A veces, lo único que necesitamos es salir, aunque sea por poco tiempo, para recordar quiénes somos lejos de la rutina. Un viaje corto tiene esa magia: no exige demasiada planificación ni grandes sacrificios, pero puede llenarnos de energía, claridad y una nueva perspectiva.
No se trata de kilómetros recorridos ni de días acumulados en el calendario, es el impacto del momento, ese instante en el que bajas el ritmo y permites que el mundo te sorprenda.
Los encuentros fortuitos, una conversación con un desconocido o un paisaje que aparece sin aviso tienen un poder transformador que no siempre reconocemos. En esos pequeños espacios de lo imprevisto, solemos encontrar algo que ni siquiera sabíamos que buscábamos.
Quizá lo más valioso de un viaje corto sea que te da permiso para enfocarte en lo esencial. No hay listas interminables de cosas por hacer ni esa presión por abarcarlo todo.
En cambio, hay tiempo para lo que realmente disfrutas, ya sea saborear una comida memorable, perderte en un mercado, pasear por un parque desconocido lleno de locales o simplemente desconectarte del ruido del día a día. La improvisación nos da permiso para equivocarnos, para explorar sin rumbo, para simplemente estar.
A veces, una decisión impulsiva —seguir una calle desconocida, entrar en un lugar que llamó nuestra atención— resulta ser el recuerdo más preciado del viaje. Esa flexibilidad, tan difícil de practicar en el día a día, encuentra su lugar en estos pequeños respiros que tomamos para nosotros.
Los viajes cortos también nos enseñan algo sobre nosotros mismos. Nos confrontan con decisiones simples pero reveladoras: ¿qué quiero hacer con este tiempo? ¿Qué me hace realmente feliz? A menudo, las respuestas surgen de los detalles más pequeños, esos que pasan desapercibidos en la prisa del día a día.
Un café tomado con calma, el silencio de una playa al atardecer o una risa compartida con un extraño pueden ser más significativos que cualquier itinerario lleno de actividades.
Y, sí, hay desafíos: están las carreras en el aeropuerto, los vuelos que llegan tarde y los precios que parecen más altos de lo razonable. Pero incluso eso forma parte del encanto porque, al final, en el instante en que entregamos nuestro pasaporte y escaneamos el pase de abordar, todo lo demás desaparece.
Solo queda la emoción de lo desconocido, ese pitido que nos recuerda que el mundo está lleno de posibilidades. Un viaje corto no tiene que ser perfecto para ser memorable.

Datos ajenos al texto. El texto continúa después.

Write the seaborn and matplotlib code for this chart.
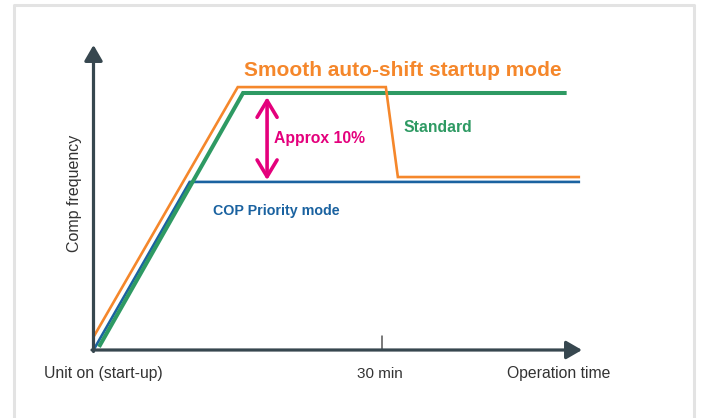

A veces, basta con una intención sencilla: desconectar, recargar energía o simplemente cambiar de perspectiva. Y en el proceso, descubres que no solo estás explorando un lugar nuevo, sino que también te estás redescubriendo a ti mismo.
No es la duración del viaje ni el destino lo que define su impacto, es cómo lo vivimos, nuestra disposición a estar presentes, a maravillarnos con lo sencillo y a abrirnos a las sorpresas que el camino nos tenga preparadas.
Viajar ligero —en maletas y expectativas— nos libera de las presiones que suelen acompañar a los grandes planes. Nos recuerda que lo más valioso no siempre está en los grandes gestos, sino en los pequeños momentos que capturan nuestra atención y, por un breve instante, nos hacen sentir plenamente vivos.
Al final, esos pequeños escapes tienen un impacto mayor del que imaginamos. Nos recargan, nos inspiran y nos recuerdan que siempre hay algo nuevo por descubrir, incluso en el tiempo más breve.